Employees are a business’s most valuable assets. But these same assets can quickly become very serious liabilities if they bring the wrong baggage with their employment. Many potential workers have issues in their background that they would prefer an employer did not discover. Others, with the best of intentions to offer their employers a hard and honest day’s work may simply not be physically qualified for the job’s work demands. Employment screening, as a broad branch of human resources management, is designed to ensure employers select the right candidate for the job.

Employment screening is designed to select applicants based on how well they meet the skills, knowledge, and abilities required for the job. Screening covers a broad range of selection criteria; from drug and alcohol testing, criminal background checks, skills testing, and psychological evaluations to matching the physical abilities of the candidates to the physical demands of their prospective jobs.

This information can help employers make good decisions when hiring new employees. In today’s business environment, screening is absolutely essential in order for a manager to make good hiring decisions. There is a near-endless list of employment screening vendors supplying information, testing, and evaluations.

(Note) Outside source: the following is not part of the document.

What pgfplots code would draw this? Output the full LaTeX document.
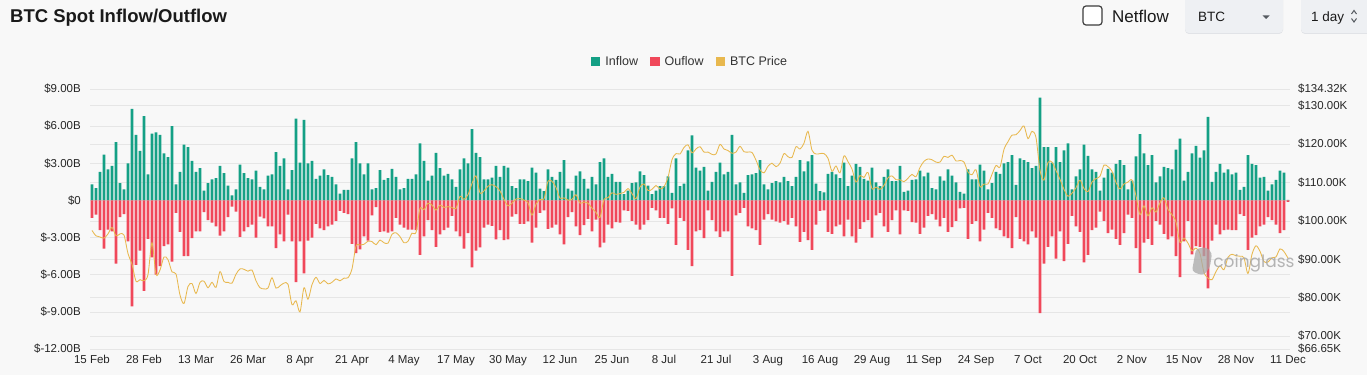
\documentclass[border=0pt]{standalone}
\usepackage{pgfplots}
\pgfplotsset{compat=1.18}
\usepackage{pgfplotstable}
\usepackage{fontspec}
\setmainfont{Liberation Sans}
\newfontfamily\wmfont{Poppins}
\definecolor{incol}{HTML}{14A085}
\definecolor{outcol}{HTML}{F0485A}
\definecolor{pricecol}{HTML}{E8B84E}
\definecolor{bgcol}{HTML}{F8F8F8}
\definecolor{gridcol}{HTML}{E6E6E6}
\definecolor{labcol}{HTML}{262626}
\definecolor{legcol}{HTML}{333333}
\definecolor{titlecol}{HTML}{1A1A1A}
\definecolor{boxborder}{HTML}{3C3C3C}
\definecolor{boxcol}{HTML}{EEF0F3}
\definecolor{shadowcol}{HTML}{E1E3E7}
\definecolor{caretcol}{HTML}{555A60}
\definecolor{wmcol}{HTML}{A8A8A8}

\pgfplotstableread{
in out p
1.3 -1.4 97.5
1.0 -1.15 96.1
2.3 -2.4 95.8
3.7 -3.9 95.5
2.5 -2.35 96.6
2.8 -2.5 98.3
4.7 -5.1 96.1
1.4 -1.35 96.6
0.9 -1.1 96.3
3.0 -3.3 91.5
7.4 -8.55 88.7
5.3 -5.2 84.3
4.0 -4.05 84.7
6.8 -7.3 84.4
2.1 -3.1 86.0
5.4 -4.6 94.3
5.5 -6.0 86.1
5.3 -5.3 87.2
3.8 -3.7 90.6
3.5 -3.55 89.9
6.0 -4.95 86.7
1.3 -1.0 86.2
2.3 -2.55 80.7
4.5 -4.5 78.5
4.3 -4.5 82.9
3.2 -3.05 83.7
2.3 -2.5 81.1
2.6 -2.5 84.0
0.8 -0.95 84.3
1.4 -1.6 82.6
1.7 -1.8 84.0
1.8 -2.1 82.7
2.8 -2.85 86.8
2.2 -2.5 84.2
1.2 -1.35 84.0
0.4 -0.5 83.8
0.9 -0.9 86.1
2.9 -2.95 87.5
2.2 -2.5 87.4
1.8 -2.15 86.9
1.7 -1.95 87.2
2.4 -3.0 84.4
1.1 -1.3 82.6
0.9 -1.45 82.3
2.0 -2.1 82.5
2.1 -2.1 85.2
3.9 -3.85 82.5
2.8 -2.75 83.1
3.4 -3.3 83.8
0.9 -1.15 83.5
2.45 -3.3 78.2
6.6 -6.6 79.2
3.05 -3.3 76.3
6.5 -5.9 82.6
3.0 -3.25 79.6
3.2 -3.0 83.4
1.75 -1.9 85.3
2.0 -2.25 83.7
2.5 -2.4 84.5
2.05 -2.1 83.6
1.9 -1.95 84.0
1.3 -1.65 84.9
0.55 -0.85 84.4
0.85 -1.0 85.1
0.85 -1.1 85.2
3.4 -3.5 87.5
4.7 -4.25 93.4
3.0 -3.95 93.7
2.1 -2.9 93.9
3.0 -3.25 94.7
0.9 -1.2 94.6
1.0 -0.55 93.8
2.45 -2.55 95.0
1.65 -2.5 94.3
1.8 -2.6 94.2
2.55 -2.5 96.5
1.9 -1.4 96.9
0.9 -1.95 95.9
1.0 -2.2 94.3
1.75 -2.35 94.7
1.75 -2.35 96.8
2.1 -2.4 97.0
4.6 -4.4 103.2
3.2 -2.9 102.9
1.6 -1.6 104.6
2.0 -2.4 104.1
3.85 -3.75 102.8
2.6 -2.75 104.1
2.0 -2.4 103.5
2.15 -2.2 103.7
1.7 -1.25 103.5
1.1 -2.5 103.2
2.5 -2.9 106.4
3.4 -3.9 105.6
3.0 -2.65 106.8
5.75 -5.4 109.7
3.85 -4.05 111.7
3.5 -3.8 107.3
1.7 -2.2 107.8
1.7 -1.95 109.0
1.85 -2.05 109.4
2.8 -3.15 108.9
1.9 -2.4 107.8
2.8 -3.2 105.6
2.65 -3.15 103.9
1.15 -1.3 104.6
1.0 -1.1 105.7
1.7 -1.9 105.8
1.7 -1.9 105.4
1.55 -1.7 104.7
2.65 -3.4 101.5
2.25 -2.2 104.3
0.95 -1.0 105.6
0.75 -0.8 105.7
2.5 -2.3 110.3
1.9 -2.2 110.3
1.65 -1.95 108.7
2.3 -2.75 105.9
3.25 -3.55 106.0
0.95 -1.35 105.4
0.8 -0.95 105.6
2.0 -2.1 106.8
2.35 -2.8 104.6
1.75 -2.0 104.9
0.95 -1.5 104.6
1.9 -2.5 103.3
1.3 -1.55 102.2
3.1 -3.8 100.9
3.4 -3.4 105.6
1.9 -1.95 106.0
2.15 -2.25 107.3
1.5 -1.75 106.9
1.5 -1.8 107.1
0.5 -0.8 107.4
0.8 -0.85 108.4
1.4 -1.65 107.1
1.45 -1.95 105.7
2.35 -2.35 108.8
2.05 -1.95 109.6
1.2 -1.6 107.9
0.5 -0.6 108.2
0.8 -0.8 109.2
1.15 -1.4 108.3
1.15 -1.4 108.9
1.95 -1.9 111.3
0.6 -0.65 115.9
3.4 -3.6 117.5
1.15 -1.4 117.4
1.35 -1.65 119.1
4.05 -4.0 119.8
5.25 -5.3 117.7
2.65 -2.5 118.7
2.4 -2.4 119.3
2.7 -3.05 117.9
0.8 -0.8 117.9
1.5 -1.6 117.3
2.3 -2.5 117.4
3.05 -2.95 119.9
2.1 -2.5 118.7
2.3 -2.5 118.3
5.3 -6.1 117.6
1.3 -1.2 117.9
1.45 -1.0 119.4
0.6 -0.6 118.0
2.05 -2.1 117.9
2.1 -2.25 117.8
2.2 -2.4 115.8
3.25 -3.6 113.3
1.3 -1.55 112.5
0.9 -1.1 114.2
1.4 -1.55 115.0
1.55 -1.7 114.1
1.45 -1.8 115.0
1.9 -1.65 117.5
1.55 -1.95 116.7
1.15 -1.4 116.5
1.9 -2.1 119.3
3.25 -3.35 118.7
2.35 -2.55 120.2
3.15 -3.2 123.3
3.65 -4.0 118.4
1.35 -1.95 117.4
0.75 -0.85 117.5
0.65 -0.8 117.5
2.15 -2.55 116.3
2.3 -2.7 112.9
2.1 -2.1 114.3
1.8 -1.95 112.5
3.05 -2.9 116.9
1.15 -1.55 115.4
2.0 -2.9 113.5
2.95 -3.4 110.1
2.7 -2.3 111.8
1.75 -1.75 111.3
1.6 -1.6 112.6
2.65 -3.0 108.4
1.45 -1.2 108.8
1.15 -1.0 108.2
1.9 -2.1 109.2
2.5 -2.55 111.2
1.55 -1.6 111.7
1.55 -0.8 110.7
2.8 -2.75 110.7
0.7 -0.8 110.2
0.8 -0.85 111.1
1.65 -1.75 112.1
1.7 -1.8 111.5
2.4 -2.7 113.9
1.95 -2.2 115.5
2.25 -1.25 116.1
1.0 -1.1 115.9
0.9 -1.55 115.3
1.95 -2.1 115.3
1.6 -1.4 116.8
2.5 -2.55 116.5
2.0 -2.15 117.1
1.45 -1.65 115.6
0.7 -0.65 115.7
0.55 -0.6 115.3
2.5 -3.1 112.7
1.7 -1.9 112.0
1.7 -1.65 113.3
2.9 -3.3 108.9
2.4 -2.35 109.6
0.9 -1.0 109.6
1.4 -1.4 112.1
2.3 -2.25 114.4
2.15 -2.4 114.0
3.0 -2.9 118.6
3.1 -3.05 120.6
3.65 -3.85 122.3
1.25 -1.35 122.4
3.4 -3.1 123.5
3.25 -3.3 124.7
3.1 -3.55 121.4
2.6 -2.5 123.3
2.8 -3.0 121.7
8.3 -9.1 113.2
4.3 -5.1 110.6
4.3 -3.75 115.2
3.05 -2.9 115.3
4.3 -4.7 113.1
3.1 -2.5 110.8
4.05 -4.9 108.2
4.6 -3.5 106.4
0.9 -1.25 107.2
1.95 -2.1 108.6
2.5 -2.55 110.6
4.5 -5.0 108.4
3.6 -4.4 107.6
2.5 -2.4 110.1
2.3 -2.2 111.0
0.8 -0.9 111.6
1.85 -1.65 114.5
2.55 -2.65 114.1
2.25 -2.35 112.9
2.95 -3.1 110.0
3.25 -3.6 108.3
2.85 -2.65 109.6
0.9 -1.15 110.1
1.6 -1.4 110.6
3.55 -3.85 106.5
5.35 -5.85 101.6
3.8 -3.4 103.9
2.85 -3.1 101.3
3.65 -3.6 103.4
1.45 -1.65 102.3
1.95 -1.95 104.7
2.7 -2.7 106.0
2.6 -3.15 103.0
2.5 -2.9 101.6
4.1 -4.5 99.7
5.0 -6.2 94.4
1.6 -3.3 95.5
2.3 -1.65 94.2
3.8 -4.35 92.2
4.4 -3.7 92.9
3.45 -3.75 91.5
4.05 -4.5 86.6
6.75 -7.1 85.1
1.5 -3.25 84.7
2.3 -1.95 86.8
2.95 -2.75 88.3
2.25 -2.4 87.3
2.5 -2.35 90.5
2.1 -2.4 91.3
2.25 -2.4 90.9
0.85 -1.1 90.8
1.1 -1.25 90.4
3.65 -4.0 86.3
2.95 -3.0 91.3
2.85 -2.8 93.5
1.85 -2.1 92.1
1.9 -1.95 89.4
0.8 -1.35 89.3
1.3 -1.6 90.4
1.65 -1.95 90.6
2.4 -2.65 92.7
2.25 -2.4 92.0
0.05 -0.12 90.3
}\data

\begin{document}
\begin{tikzpicture}
\fill[bgcol] (0,0) rectangle (1367bp,375bp);

\begin{axis}[
  at={(90bp,26bp)}, anchor=south west,
  scale only axis, width=1200bp, height=260bp,
  xmin=-0.5, xmax=299.5, ymin=-12, ymax=9,
  axis line style={draw=none},
  major tick length=0pt,
  xtick={0,13,...,299},
  xticklabels={15 Feb,28 Feb,13 Mar,26 Mar,8 Apr,21 Apr,4 May,17 May,30 May,12 Jun,25 Jun,8 Jul,21 Jul,3 Aug,16 Aug,29 Aug,11 Sep,24 Sep,7 Oct,20 Oct,2 Nov,15 Nov,28 Nov,11 Dec},
  ytick={-12,-9,-6,-3,0,3,6,9},
  yticklabels={\$-12.00B,\$-9.00B,\$-6.00B,\$-3.00B,\$0,\$3.00B,\$6.00B,\$9.00B},
  extra y ticks={7.66,4.556,1.453,-1.650,-4.753,-7.857,-10.96},
  extra y tick labels={,,,,,,},
  extra y tick style={grid=major},
  ymajorgrids,
  major grid style={draw=gridcol, line width=0.7bp},
  tick label style={font=\fontsize{11.5bp}{13bp}\selectfont, text=labcol},
  xticklabel style={inner sep=0pt, yshift=-6bp, anchor=north},
  yticklabel style={inner sep=0pt, xshift=-9bp, anchor=east},
]
\addplot[ybar, bar width=2.8bp, bar shift=0pt, fill=incol, draw=none] table[x expr=\coordindex, y=in] {\data};
\addplot[ybar, bar width=2.8bp, bar shift=0pt, fill=outcol, draw=none] table[x expr=\coordindex, y=out] {\data};
\end{axis}

\begin{axis}[
  at={(90bp,26bp)}, anchor=south west,
  scale only axis, width=1200bp, height=260bp,
  xmin=-0.5, xmax=299.5, ymin=66.65, ymax=134.32,
  hide x axis,
  axis y line*=right,
  axis line style={draw=none},
  major tick length=0pt,
  ytick={66.65,70,80,90,100,110,120,130,134.32},
  yticklabels={\$66.65K,\$70.00K,\$80.00K,\$90.00K,\$100.00K,\$110.00K,\$120.00K,\$130.00K,\$134.32K},
  tick label style={font=\fontsize{11.5bp}{13bp}\selectfont, text=labcol},
  yticklabel style={inner sep=0pt, xshift=8bp, anchor=west},
  legend style={at={(0.5,1)}, anchor=center, yshift=27bp, draw=none, fill=none,
    legend columns=3, inner sep=0pt,
    font=\fontsize{12.5bp}{15bp}\selectfont,
    nodes={inner sep=2bp, text=legcol},
    /tikz/every odd column/.append style={column sep=3bp},
    /tikz/every even column/.append style={column sep=10bp}},
  legend image code/.code={\fill[#1] (0bp,-4.5bp) rectangle (9.5bp,5bp);},
]
\addlegendimage{fill=incol, draw=none}
\addlegendentry{Inflow}
\addlegendimage{fill=outcol, draw=none}
\addlegendentry{Ouflow}
\addlegendimage{fill=pricecol, draw=none}
\addlegendentry{BTC Price}
\addplot[pricecol, line width=0.85bp, smooth, mark=none, forget plot] table[x expr=\coordindex, y=p] {\data};
\end{axis}

\begin{scope}[x=1bp,y=1bp]
\fill[wmcol, opacity=0.75, rounded corners=3] (1192,104) -- (1196,126) -- (1206,128) -- (1212,122) -- (1210,108) -- (1204,100) -- (1198,101) -- cycle;
\node[anchor=center, inner sep=0, font=\wmfont\fontsize{17bp}{19bp}\selectfont, text=wmcol, opacity=0.85] at (1254,112) {coinglass};
\node[anchor=base west, inner sep=0, font=\fontsize{18.5bp}{20bp}\selectfont\bfseries, text=titlecol] at (10,352.5) {BTC Spot Inflow/Outflow};
\draw[draw=boxborder, line width=1.2, fill=white, rounded corners=3] (1083,350) rectangle (1102,369);
\node[anchor=base west, inner sep=0, font=\fontsize{17bp}{19bp}\selectfont, text=titlecol] at (1112,352.5) {Netflow};
\fill[shadowcol, rounded corners=4] (1185,341) rectangle (1283,380);
\fill[boxcol, rounded corners=4] (1185,342) rectangle (1283,380);
\node[anchor=base west, inner sep=0, font=\fontsize{13.5bp}{15bp}\selectfont, text=titlecol] at (1198,353.5) {BTC};
\fill[caretcol] (1262.5,359.5) -- (1269.5,359.5) -- (1266,356) -- cycle;
\fill[shadowcol, rounded corners=4] (1301,341) rectangle (1375,380);
\fill[boxcol, rounded corners=4] (1301,342) rectangle (1375,380);
\node[anchor=base west, inner sep=0, font=\fontsize{13.5bp}{15bp}\selectfont, text=titlecol] at (1311,353.5) {1 day};
\draw[caretcol, line width=1] (1351.5,361) -- (1354,364.5) -- (1356.5,361);
\draw[caretcol, line width=1] (1351.5,356.5) -- (1354,353) -- (1356.5,356.5);
\end{scope}

\pgfresetboundingbox
\useasboundingbox (0,0) rectangle (1367bp,375bp);
\end{tikzpicture}
\end{document}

Screening your vendor partners is just as important as screening your employees. Seek those with a strong business reputation and solid references. Make sure you select a vendor that specializes in just one or maybe two areas of screening. No one vendor can be an expert in all areas, especially when it comes to physical abilities testing.

Physical abilities screening is especially important to company owners and managers, because if they hire an applicant who turns out to be physically unfit for the job and suffers an injury as a result, they risk facing a heavy lawsuit, or at the least, paying out large amounts of workers comp dollars.

Luckily, physical ability screening has much clearer requirements than that of either psychological or skills testing. The ADA clearly establishes the parameters for a strength and agility test. Isokinetic testing is the latest and most accurate form of physical ability employment screening, and has recently been reducing the number of injuries in labor-intensive jobs. Since 1992 when the ADA became law, the standards have met with just a few challenges, nearly all of which the ADA interpretation guides and the courts have found in favor of legitimate business practices.

Businesses that follow some very simple rules in establishing the minimum essential physical job demands of their labor-intensive job classifications and matching those demands to their objective physical abilities employment testing, will stay out of the EEOC’s focus. Legitimate, science-based, physical ability employment testing companies will fully assist their clients with the step-by-step process of setting up a valid, legally defensible, strength and agility screening program. If you follow this process and one of your employees still becomes injured at work, you’ve covered your bases and the law is on your side in the event of a lawsuit, which are, unfortunately, becoming continually more common in the business world.